Directive
Find each line with the string "that" and report it.

Material supplied

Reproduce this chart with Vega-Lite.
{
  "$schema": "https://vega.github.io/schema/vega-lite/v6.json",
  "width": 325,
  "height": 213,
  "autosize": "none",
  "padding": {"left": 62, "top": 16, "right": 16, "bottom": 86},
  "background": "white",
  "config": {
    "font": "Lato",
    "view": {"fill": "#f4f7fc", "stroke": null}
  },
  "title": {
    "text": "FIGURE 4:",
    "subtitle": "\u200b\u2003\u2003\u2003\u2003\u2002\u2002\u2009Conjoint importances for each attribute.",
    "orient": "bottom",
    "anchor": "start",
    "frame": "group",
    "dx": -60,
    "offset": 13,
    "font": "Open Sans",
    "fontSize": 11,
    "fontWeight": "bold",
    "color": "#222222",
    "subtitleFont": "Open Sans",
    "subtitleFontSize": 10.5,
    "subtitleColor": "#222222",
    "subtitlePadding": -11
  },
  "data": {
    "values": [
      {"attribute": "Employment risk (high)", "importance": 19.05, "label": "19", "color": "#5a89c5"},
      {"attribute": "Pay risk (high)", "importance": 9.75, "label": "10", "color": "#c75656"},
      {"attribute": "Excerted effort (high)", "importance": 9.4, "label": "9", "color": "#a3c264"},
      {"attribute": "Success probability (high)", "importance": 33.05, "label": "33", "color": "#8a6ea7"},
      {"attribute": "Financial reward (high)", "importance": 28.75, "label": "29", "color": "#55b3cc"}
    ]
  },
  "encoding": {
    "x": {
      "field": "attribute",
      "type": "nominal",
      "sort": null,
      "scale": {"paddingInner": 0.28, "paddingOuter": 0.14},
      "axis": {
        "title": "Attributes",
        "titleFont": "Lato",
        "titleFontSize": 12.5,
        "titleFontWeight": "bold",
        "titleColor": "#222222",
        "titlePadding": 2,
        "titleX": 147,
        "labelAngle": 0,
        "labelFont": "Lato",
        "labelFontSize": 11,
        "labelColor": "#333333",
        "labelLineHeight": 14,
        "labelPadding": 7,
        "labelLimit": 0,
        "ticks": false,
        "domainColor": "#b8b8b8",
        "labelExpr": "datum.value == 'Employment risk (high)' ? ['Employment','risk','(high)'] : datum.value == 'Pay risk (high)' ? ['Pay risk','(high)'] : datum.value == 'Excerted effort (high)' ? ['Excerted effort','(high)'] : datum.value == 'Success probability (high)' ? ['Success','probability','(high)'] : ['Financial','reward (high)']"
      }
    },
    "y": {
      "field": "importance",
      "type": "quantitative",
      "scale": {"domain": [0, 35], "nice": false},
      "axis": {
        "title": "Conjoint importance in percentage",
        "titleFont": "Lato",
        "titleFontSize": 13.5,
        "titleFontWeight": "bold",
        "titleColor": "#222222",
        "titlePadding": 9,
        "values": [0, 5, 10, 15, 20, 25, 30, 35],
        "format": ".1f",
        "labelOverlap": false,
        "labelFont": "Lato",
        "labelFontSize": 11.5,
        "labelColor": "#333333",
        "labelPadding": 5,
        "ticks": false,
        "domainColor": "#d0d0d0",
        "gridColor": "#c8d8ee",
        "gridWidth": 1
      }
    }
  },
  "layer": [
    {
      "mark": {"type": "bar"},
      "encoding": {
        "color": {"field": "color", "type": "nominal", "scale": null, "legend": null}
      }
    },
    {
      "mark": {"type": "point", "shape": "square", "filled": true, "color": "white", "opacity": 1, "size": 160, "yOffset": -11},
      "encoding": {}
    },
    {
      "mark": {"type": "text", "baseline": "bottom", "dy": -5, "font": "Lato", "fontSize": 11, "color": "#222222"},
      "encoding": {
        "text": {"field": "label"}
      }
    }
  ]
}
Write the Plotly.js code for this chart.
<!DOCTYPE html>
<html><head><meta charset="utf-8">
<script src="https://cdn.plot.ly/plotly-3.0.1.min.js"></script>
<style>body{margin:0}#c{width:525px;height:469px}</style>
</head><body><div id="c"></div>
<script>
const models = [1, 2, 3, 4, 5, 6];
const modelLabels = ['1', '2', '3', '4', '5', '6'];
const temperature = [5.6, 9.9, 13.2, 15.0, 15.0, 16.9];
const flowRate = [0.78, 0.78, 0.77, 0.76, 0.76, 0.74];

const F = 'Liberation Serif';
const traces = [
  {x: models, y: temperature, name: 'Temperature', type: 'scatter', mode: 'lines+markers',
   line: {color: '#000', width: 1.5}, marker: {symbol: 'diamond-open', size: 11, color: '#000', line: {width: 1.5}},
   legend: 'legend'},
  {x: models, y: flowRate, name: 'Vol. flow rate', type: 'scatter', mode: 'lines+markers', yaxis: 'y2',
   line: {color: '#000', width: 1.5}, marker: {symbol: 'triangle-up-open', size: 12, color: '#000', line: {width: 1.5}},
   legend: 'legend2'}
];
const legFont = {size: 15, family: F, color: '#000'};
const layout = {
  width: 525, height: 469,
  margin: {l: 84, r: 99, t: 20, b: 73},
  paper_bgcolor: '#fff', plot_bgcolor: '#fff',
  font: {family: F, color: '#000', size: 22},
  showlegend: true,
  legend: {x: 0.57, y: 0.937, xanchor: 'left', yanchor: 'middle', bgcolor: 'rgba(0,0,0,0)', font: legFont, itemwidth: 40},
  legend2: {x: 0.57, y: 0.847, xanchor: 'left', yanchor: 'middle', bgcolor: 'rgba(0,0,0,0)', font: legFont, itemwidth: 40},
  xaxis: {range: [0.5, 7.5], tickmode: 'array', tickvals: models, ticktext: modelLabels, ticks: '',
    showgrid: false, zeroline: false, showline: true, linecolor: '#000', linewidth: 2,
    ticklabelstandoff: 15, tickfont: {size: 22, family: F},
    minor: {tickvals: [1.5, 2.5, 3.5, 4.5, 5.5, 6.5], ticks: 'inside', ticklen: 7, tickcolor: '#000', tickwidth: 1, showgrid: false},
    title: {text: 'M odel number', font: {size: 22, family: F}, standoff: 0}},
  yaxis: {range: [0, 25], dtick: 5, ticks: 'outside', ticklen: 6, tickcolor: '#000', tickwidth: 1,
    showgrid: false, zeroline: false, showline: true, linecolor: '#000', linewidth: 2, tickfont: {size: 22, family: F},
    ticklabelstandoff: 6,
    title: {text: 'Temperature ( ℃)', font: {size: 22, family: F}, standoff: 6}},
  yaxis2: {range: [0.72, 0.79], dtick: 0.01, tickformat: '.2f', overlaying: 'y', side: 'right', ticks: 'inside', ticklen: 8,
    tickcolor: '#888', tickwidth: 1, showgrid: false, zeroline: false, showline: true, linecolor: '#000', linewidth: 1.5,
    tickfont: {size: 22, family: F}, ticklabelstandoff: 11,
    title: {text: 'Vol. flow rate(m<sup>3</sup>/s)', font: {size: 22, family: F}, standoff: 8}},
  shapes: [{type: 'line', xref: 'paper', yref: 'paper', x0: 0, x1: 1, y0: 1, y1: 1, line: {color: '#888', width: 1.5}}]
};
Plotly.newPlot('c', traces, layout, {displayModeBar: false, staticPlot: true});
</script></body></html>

---

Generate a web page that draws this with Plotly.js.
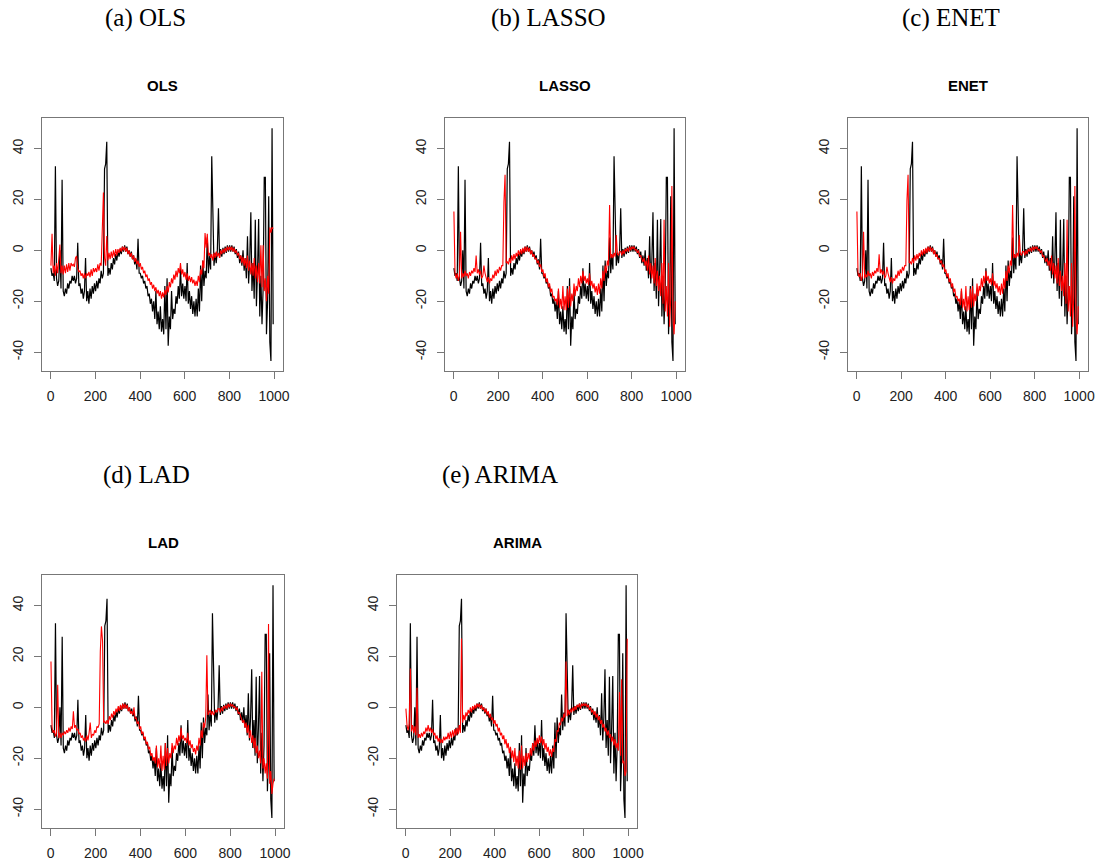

---

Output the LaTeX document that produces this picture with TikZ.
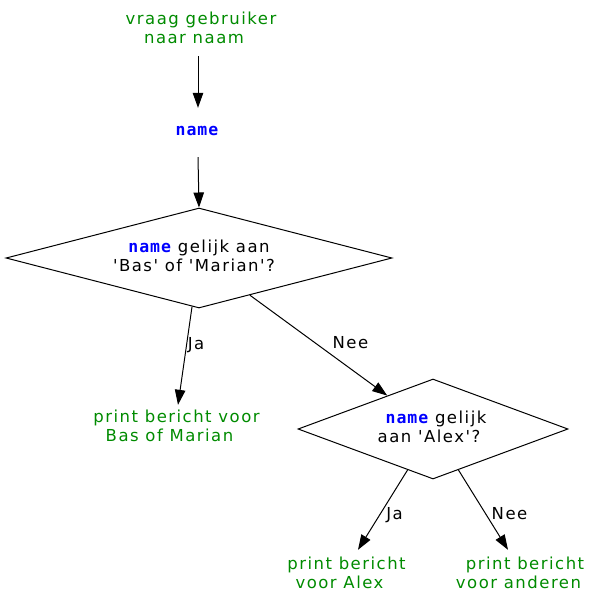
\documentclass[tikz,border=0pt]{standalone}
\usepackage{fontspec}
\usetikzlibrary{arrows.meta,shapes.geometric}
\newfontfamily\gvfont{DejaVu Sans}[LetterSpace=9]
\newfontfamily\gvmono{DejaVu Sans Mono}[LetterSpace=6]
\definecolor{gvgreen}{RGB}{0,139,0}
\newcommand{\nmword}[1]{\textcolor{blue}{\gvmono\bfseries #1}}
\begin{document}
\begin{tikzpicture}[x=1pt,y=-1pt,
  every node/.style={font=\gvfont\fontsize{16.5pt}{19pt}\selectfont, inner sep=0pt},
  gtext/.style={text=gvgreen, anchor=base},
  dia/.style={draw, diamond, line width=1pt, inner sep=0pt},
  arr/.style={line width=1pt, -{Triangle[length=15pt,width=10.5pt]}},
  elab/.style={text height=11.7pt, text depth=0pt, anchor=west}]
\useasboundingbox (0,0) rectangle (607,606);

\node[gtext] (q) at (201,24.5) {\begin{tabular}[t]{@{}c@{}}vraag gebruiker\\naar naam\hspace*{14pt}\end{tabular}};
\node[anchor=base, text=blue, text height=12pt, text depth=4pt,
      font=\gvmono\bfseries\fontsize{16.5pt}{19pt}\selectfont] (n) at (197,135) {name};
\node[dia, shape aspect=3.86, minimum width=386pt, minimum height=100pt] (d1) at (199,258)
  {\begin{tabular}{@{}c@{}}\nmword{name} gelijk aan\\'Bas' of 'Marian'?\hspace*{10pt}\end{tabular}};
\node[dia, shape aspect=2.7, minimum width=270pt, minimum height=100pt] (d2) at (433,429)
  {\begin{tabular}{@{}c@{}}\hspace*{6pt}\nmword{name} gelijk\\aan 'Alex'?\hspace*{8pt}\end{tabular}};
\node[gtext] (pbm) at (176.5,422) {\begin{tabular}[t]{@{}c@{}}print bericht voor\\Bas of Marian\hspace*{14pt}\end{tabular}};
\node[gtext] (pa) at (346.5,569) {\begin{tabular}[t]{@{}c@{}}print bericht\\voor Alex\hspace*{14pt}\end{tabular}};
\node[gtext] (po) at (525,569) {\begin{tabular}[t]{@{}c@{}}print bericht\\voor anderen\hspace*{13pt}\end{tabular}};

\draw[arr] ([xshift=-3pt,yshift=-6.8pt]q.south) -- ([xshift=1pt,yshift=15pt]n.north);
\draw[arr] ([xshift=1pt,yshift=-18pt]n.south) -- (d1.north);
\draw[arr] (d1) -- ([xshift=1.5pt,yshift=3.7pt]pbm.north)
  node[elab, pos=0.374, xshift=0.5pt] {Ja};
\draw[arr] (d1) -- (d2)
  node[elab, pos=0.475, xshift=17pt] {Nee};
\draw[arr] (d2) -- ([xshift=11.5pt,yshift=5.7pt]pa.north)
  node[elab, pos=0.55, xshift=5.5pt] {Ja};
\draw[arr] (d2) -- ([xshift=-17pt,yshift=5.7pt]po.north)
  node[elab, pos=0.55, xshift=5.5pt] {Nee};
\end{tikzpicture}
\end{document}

Response to the task
Generate a web page that draws this with Plotly.js.
Output the LaTeX document that produces this picture with TikZ.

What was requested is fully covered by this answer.